(Records excerpted from a collection)
====

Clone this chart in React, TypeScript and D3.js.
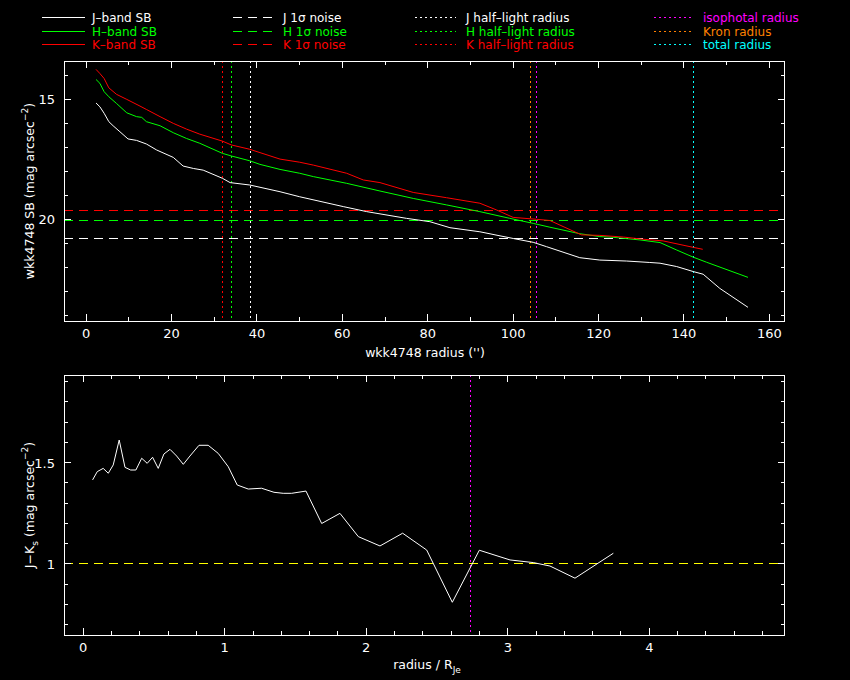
import * as d3 from "d3";
import React from "react";

// J, H, K surface brightness profiles (radius in arcsec, mag/arcsec^2)
const jRadius = [2.3, 3.2, 4.2, 5.3, 6.3, 7.9, 9.8, 11.8, 14.1, 16.5, 20.4, 22.7, 25.1, 27.4, 31.9, 33.7, 38.3, 45.4, 50, 60.2, 65.7, 75, 80.5, 85.2, 92.2, 100, 104.7, 107.8, 115.6, 120.3, 126.6, 132, 134.4, 138.3, 142.2, 144.5, 148.4, 155];
const jSB = [15.15, 15.31, 15.58, 15.93, 16.1, 16.35, 16.65, 16.71, 16.86, 17.11, 17.42, 17.78, 17.88, 17.95, 18.29, 18.47, 18.57, 18.85, 19.06, 19.47, 19.68, 19.96, 20.1, 20.35, 20.52, 20.8, 20.96, 21.14, 21.6, 21.7, 21.74, 21.8, 21.83, 21.97, 22.18, 22.29, 22.88, 23.67];

const hRadius = [2.3, 3.2, 4.2, 5.3, 7.1, 9.5, 11.8, 13, 14.1, 17.3, 20.4, 23.5, 26.6, 31.9, 34, 38.3, 40.7, 45.4, 50, 53.2, 61, 68.8, 76.6, 84.4, 92.2, 99.2, 104.7, 108.6, 115.6, 120.3, 123.4, 129.7, 134.4, 138.3, 142.2, 145.3, 155];
const hSB = [14.17, 14.33, 14.68, 14.89, 15.17, 15.56, 15.72, 15.75, 15.93, 16.1, 16.39, 16.63, 16.83, 17.25, 17.36, 17.56, 17.71, 17.92, 18.08, 18.22, 18.5, 18.82, 19.13, 19.4, 19.68, 19.96, 20.17, 20.33, 20.6, 20.72, 20.75, 20.86, 20.97, 21.28, 21.58, 21.79, 22.42];

const kRadius = [2.3, 3.2, 4.2, 5.3, 7.1, 9.5, 12.6, 14.1, 17.3, 20.4, 23.5, 26.6, 31.9, 34, 38.3, 40.7, 45.4, 50, 53.2, 61, 64.9, 68.8, 76.6, 84.4, 92.2, 96.1, 100, 105.5, 108.6, 116, 120.3, 125.8, 130.4, 135.1, 142.2, 144.4];
const kSB = [13.75, 13.92, 14.13, 14.52, 14.79, 15.0, 15.28, 15.42, 15.72, 16.0, 16.24, 16.45, 16.74, 16.9, 17.08, 17.22, 17.49, 17.62, 17.74, 18.08, 18.36, 18.47, 18.88, 19.1, 19.33, 19.61, 19.92, 20.0, 20.05, 20.65, 20.67, 20.74, 20.83, 20.9, 21.17, 21.25];

// 1 sigma noise levels
const noiseJ = 20.82;
const noiseH = 20.04;
const noiseK = 19.625;

// radii markers (arcsec)
const halfLightJ = 38.4;
const halfLightH = 33.96;
const halfLightK = 31.85;
const isophotalRadius = 105.4;
const kronRadius = 104.0;
const totalRadius = 142.2;

// J-Ks colour profile vs radius / R_Je
const colourRadius = [0.066, 0.099, 0.141, 0.177, 0.212, 0.254, 0.295, 0.335, 0.372, 0.413, 0.452, 0.49, 0.53, 0.57, 0.613, 0.66, 0.707, 0.754, 0.818, 0.883, 0.954, 1.025, 1.088, 1.166, 1.26, 1.348, 1.413, 1.473, 1.574, 1.685, 1.814, 1.944, 2.097, 2.257, 2.427, 2.608, 2.799, 3.016, 3.18, 3.298, 3.475, 3.746];
const colourJK = [1.415, 1.456, 1.472, 1.448, 1.489, 1.612, 1.477, 1.464, 1.464, 1.522, 1.497, 1.527, 1.472, 1.543, 1.566, 1.533, 1.492, 1.533, 1.586, 1.586, 1.546, 1.48, 1.39, 1.37, 1.374, 1.354, 1.349, 1.349, 1.36, 1.2, 1.25, 1.135, 1.089, 1.152, 1.069, 0.811, 1.068, 1.02, 1.007, 0.99, 0.93, 1.053];
const colourRef = 1.0;
const isophotalScaled = 2.74;

const width = 850;
const height = 680;
const font = "DejaVu Sans, sans-serif";

const WHITE = "#ffffff";
const GREEN = "#00ff00";
const RED = "#ff0000";
const MAGENTA = "#ff00ff";
const ORANGE = "#ff8000";
const CYAN = "#00ffff";
const YELLOW = "#ffff00";

const DASH = "9,6";
const DOT = "2,3";

const left = 64;
const right = 784.7;

const xTop = d3.scaleLinear().domain([-5.2, 163.6]).range([left, right]);
const yTop = d3.scaleLinear().domain([13.4, 24.24]).range([61, 321]);
const xBot = d3.scaleLinear().domain([-0.136, 4.957]).range([left, right]);
const yBot = d3.scaleLinear().domain([1.933, 0.648]).range([375, 635.3]);

const Frame = ({ x, y, xMajor, xMinor, yMajor, yMinor, xFmt, yFmt }: any) => {
  const [x0, x1] = x.range();
  const [y0, y1] = y.range();
  const big = 7;
  const small = 4;
  return (
    <g stroke={WHITE} strokeWidth={1} shapeRendering="crispEdges">
      <rect x={x0} y={y0} width={x1 - x0} height={y1 - y0} fill="none" />
      {xMinor.map((v: number) => (
        <g key={"xm" + v}>
          <line x1={x(v)} x2={x(v)} y1={y1} y2={y1 - small} />
          <line x1={x(v)} x2={x(v)} y1={y0} y2={y0 + small} />
        </g>
      ))}
      {xMajor.map((v: number) => (
        <g key={"xM" + v}>
          <line x1={x(v)} x2={x(v)} y1={y1} y2={y1 - big} />
          <line x1={x(v)} x2={x(v)} y1={y0} y2={y0 + big} />
          <text x={x(v)} y={y1 + 17} fill={WHITE} stroke="none" fontSize={13} textAnchor="middle" fontFamily={font}>
            {xFmt(v)}
          </text>
        </g>
      ))}
      {yMinor.map((v: number) => (
        <g key={"ym" + v}>
          <line x1={x0} x2={x0 + small} y1={y(v)} y2={y(v)} />
          <line x1={x1} x2={x1 - small} y1={y(v)} y2={y(v)} />
        </g>
      ))}
      {yMajor.map((v: number) => (
        <g key={"yM" + v}>
          <line x1={x0} x2={x0 + big} y1={y(v)} y2={y(v)} />
          <line x1={x1} x2={x1 - big} y1={y(v)} y2={y(v)} />
          <text x={x0 - 9} y={y(v) + 5} fill={WHITE} stroke="none" fontSize={13} textAnchor="end" fontFamily={font}>
            {yFmt(v)}
          </text>
        </g>
      ))}
    </g>
  );
};

const legendRows = [
  { col: 0, row: 0, color: WHITE, dash: null, label: "J\u2013band SB" },
  { col: 0, row: 1, color: GREEN, dash: null, label: "H\u2013band SB" },
  { col: 0, row: 2, color: RED, dash: null, label: "K\u2013band SB" },
  { col: 1, row: 0, color: WHITE, dash: DASH, label: "J 1\u03c3 noise" },
  { col: 1, row: 1, color: GREEN, dash: DASH, label: "H 1\u03c3 noise" },
  { col: 1, row: 2, color: RED, dash: DASH, label: "K 1\u03c3 noise" },
  { col: 2, row: 0, color: WHITE, dash: DOT, label: "J half\u2013light radius" },
  { col: 2, row: 1, color: GREEN, dash: DOT, label: "H half\u2013light radius" },
  { col: 2, row: 2, color: RED, dash: DOT, label: "K half\u2013light radius" },
  { col: 3, row: 0, color: MAGENTA, dash: DOT, label: "isophotal radius" },
  { col: 3, row: 1, color: ORANGE, dash: DOT, label: "Kron radius" },
  { col: 3, row: 2, color: CYAN, dash: DOT, label: "total radius" },
];
const legendCols = [
  { x0: 42, x1: 85, tx: 92 },
  { x0: 233, x1: 277, tx: 283 },
  { x0: 415, x1: 456, tx: 466 },
  { x0: 654, x1: 694, tx: 703 },
];
const legendRowY = [17, 31, 44];

export default function App() {
  const makeTop = (r: number[], sb: number[]) =>
    d3.line<number>().x((_, i) => xTop(r[i])).y((d) => yTop(d))(sb) as string;
  const colourPath = d3
    .line<number>()
    .x((_, i) => xBot(colourRadius[i]))
    .y((d) => yBot(d))(colourJK) as string;

  const noise = [
    { v: noiseK, c: RED },
    { v: noiseH, c: GREEN },
    { v: noiseJ, c: WHITE },
  ];
  const radii = [
    { v: halfLightK, c: RED },
    { v: halfLightH, c: GREEN },
    { v: halfLightJ, c: WHITE },
    { v: kronRadius, c: ORANGE },
    { v: isophotalRadius, c: MAGENTA },
    { v: totalRadius, c: CYAN },
  ];

  return (
    <svg
      width={width}
      height={height}
      viewBox={`0 0 ${width} ${height}`}
      style={{ position: "absolute", left: 0, top: 0, background: "#000" }}
    >
      <rect x={0} y={0} width={width} height={height} fill="#000" />

      {/* legend */}
      <g fontFamily={font} fontSize={12}>
        {legendRows.map((d) => {
          const c = legendCols[d.col];
          const y = legendRowY[d.row];
          return (
            <g key={d.label}>
              <line
                x1={c.x0}
                x2={c.x1}
                y1={y}
                y2={y}
                stroke={d.color}
                strokeDasharray={d.dash || undefined}
                shapeRendering="crispEdges"
              />
              <text x={c.tx} y={y + 4.5} fill={d.color}>
                {d.label}
              </text>
            </g>
          );
        })}
      </g>

      {/* top panel: surface brightness */}
      <g>
        {noise.map((d) => (
          <line
            key={d.v}
            x1={left}
            x2={right}
            y1={yTop(d.v)}
            y2={yTop(d.v)}
            stroke={d.c}
            strokeDasharray={DASH}
            shapeRendering="crispEdges"
          />
        ))}
        {radii.map((d) => (
          <line
            key={d.v}
            x1={xTop(d.v)}
            x2={xTop(d.v)}
            y1={yTop.range()[0]}
            y2={yTop.range()[1]}
            stroke={d.c}
            strokeDasharray={DOT}
            shapeRendering="crispEdges"
          />
        ))}
        <path d={makeTop(jRadius, jSB)} fill="none" stroke={WHITE} strokeWidth={1} />
        <path d={makeTop(hRadius, hSB)} fill="none" stroke={GREEN} strokeWidth={1} />
        <path d={makeTop(kRadius, kSB)} fill="none" stroke={RED} strokeWidth={1} />
        <Frame
          x={xTop}
          y={yTop}
          xMajor={d3.range(0, 161, 20)}
          xMinor={d3.range(0, 161, 10)}
          yMajor={[15, 20]}
          yMinor={d3.range(14, 25, 1)}
          xFmt={(v: number) => String(v)}
          yFmt={(v: number) => String(v)}
        />
        <text x={425} y={357} fill={WHITE} fontSize={12.5} textAnchor="middle" fontFamily={font}>
          wkk4748 radius ('')
        </text>
        <text
          transform={`translate(34,191) rotate(-90)`}
          fill={WHITE}
          fontSize={12.5}
          textAnchor="middle"
          fontFamily={font}
        >
          wkk4748 SB (mag arcsec
          <tspan dy={-6} fontSize={9}>
            −2
          </tspan>
          <tspan dy={6}>)</tspan>
        </text>
      </g>

      {/* bottom panel: colour */}
      <g>
        <line
          x1={left}
          x2={right}
          y1={yBot(colourRef)}
          y2={yBot(colourRef)}
          stroke={YELLOW}
          strokeDasharray={DASH}
          shapeRendering="crispEdges"
        />
        <line
          x1={xBot(isophotalScaled)}
          x2={xBot(isophotalScaled)}
          y1={yBot.range()[0]}
          y2={yBot.range()[1]}
          stroke={MAGENTA}
          strokeDasharray={DOT}
          shapeRendering="crispEdges"
        />
        <path d={colourPath} fill="none" stroke={WHITE} strokeWidth={1} />
        <Frame
          x={xBot}
          y={yBot}
          xMajor={d3.range(0, 5, 1)}
          xMinor={d3.range(0, 4.95, 0.2).map((v) => +v.toFixed(1))}
          yMajor={[1, 1.5]}
          yMinor={d3.range(0.7, 1.95, 0.1).map((v) => +v.toFixed(1))}
          xFmt={(v: number) => String(v)}
          yFmt={(v: number) => String(v)}
        />
        <text x={427} y={669} fill={WHITE} fontSize={12.5} textAnchor="middle" fontFamily={font}>
          radius / R
          <tspan dy={4} fontSize={9}>
            Je
          </tspan>
        </text>
        <text
          transform={`translate(34,505) rotate(-90)`}
          fill={WHITE}
          fontSize={12.5}
          textAnchor="middle"
          fontFamily={font}
        >
          J−K
          <tspan dy={4} fontSize={9}>
            s
          </tspan>
          <tspan dy={-4}> (mag arcsec</tspan>
          <tspan dy={-6} fontSize={9}>
            −2
          </tspan>
          <tspan dy={6}>)</tspan>
        </text>
      </g>
    </svg>
  );
}
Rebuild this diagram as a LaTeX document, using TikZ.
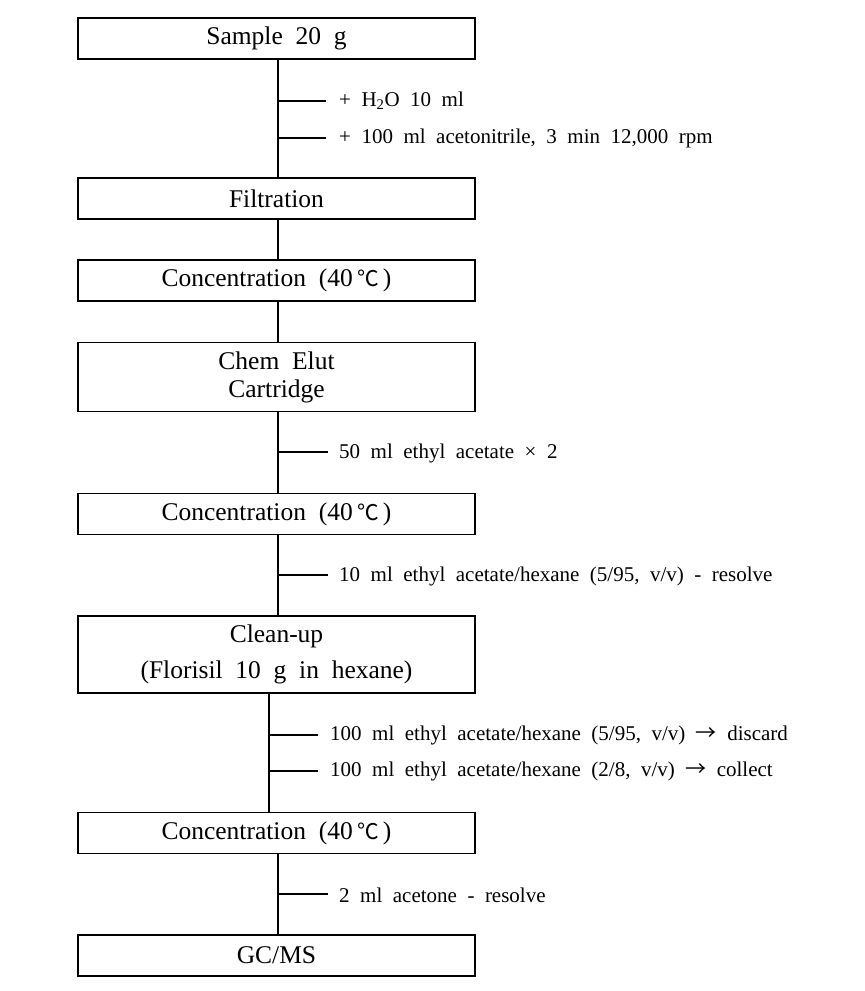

====

Quote the records above exactly, from the first line through the line containing "const totalRadius = 142.2;", and leave out the pictures.

# Task result
Clone this chart in React, TypeScript and D3.js.
import * as d3 from "d3";
import React from "react";

// J, H, K surface brightness profiles (radius in arcsec, mag/arcsec^2)
const jRadius = [2.3, 3.2, 4.2, 5.3, 6.3, 7.9, 9.8, 11.8, 14.1, 16.5, 20.4, 22.7, 25.1, 27.4, 31.9, 33.7, 38.3, 45.4, 50, 60.2, 65.7, 75, 80.5, 85.2, 92.2, 100, 104.7, 107.8, 115.6, 120.3, 126.6, 132, 134.4, 138.3, 142.2, 144.5, 148.4, 155];
const jSB = [15.15, 15.31, 15.58, 15.93, 16.1, 16.35, 16.65, 16.71, 16.86, 17.11, 17.42, 17.78, 17.88, 17.95, 18.29, 18.47, 18.57, 18.85, 19.06, 19.47, 19.68, 19.96, 20.1, 20.35, 20.52, 20.8, 20.96, 21.14, 21.6, 21.7, 21.74, 21.8, 21.83, 21.97, 22.18, 22.29, 22.88, 23.67];

const hRadius = [2.3, 3.2, 4.2, 5.3, 7.1, 9.5, 11.8, 13, 14.1, 17.3, 20.4, 23.5, 26.6, 31.9, 34, 38.3, 40.7, 45.4, 50, 53.2, 61, 68.8, 76.6, 84.4, 92.2, 99.2, 104.7, 108.6, 115.6, 120.3, 123.4, 129.7, 134.4, 138.3, 142.2, 145.3, 155];
const hSB = [14.17, 14.33, 14.68, 14.89, 15.17, 15.56, 15.72, 15.75, 15.93, 16.1, 16.39, 16.63, 16.83, 17.25, 17.36, 17.56, 17.71, 17.92, 18.08, 18.22, 18.5, 18.82, 19.13, 19.4, 19.68, 19.96, 20.17, 20.33, 20.6, 20.72, 20.75, 20.86, 20.97, 21.28, 21.58, 21.79, 22.42];

const kRadius = [2.3, 3.2, 4.2, 5.3, 7.1, 9.5, 12.6, 14.1, 17.3, 20.4, 23.5, 26.6, 31.9, 34, 38.3, 40.7, 45.4, 50, 53.2, 61, 64.9, 68.8, 76.6, 84.4, 92.2, 96.1, 100, 105.5, 108.6, 116, 120.3, 125.8, 130.4, 135.1, 142.2, 144.4];
const kSB = [13.75, 13.92, 14.13, 14.52, 14.79, 15.0, 15.28, 15.42, 15.72, 16.0, 16.24, 16.45, 16.74, 16.9, 17.08, 17.22, 17.49, 17.62, 17.74, 18.08, 18.36, 18.47, 18.88, 19.1, 19.33, 19.61, 19.92, 20.0, 20.05, 20.65, 20.67, 20.74, 20.83, 20.9, 21.17, 21.25];

// 1 sigma noise levels
const noiseJ = 20.82;
const noiseH = 20.04;
const noiseK = 19.625;

// radii markers (arcsec)
const halfLightJ = 38.4;
const halfLightH = 33.96;
const halfLightK = 31.85;
const isophotalRadius = 105.4;
const kronRadius = 104.0;
const totalRadius = 142.2;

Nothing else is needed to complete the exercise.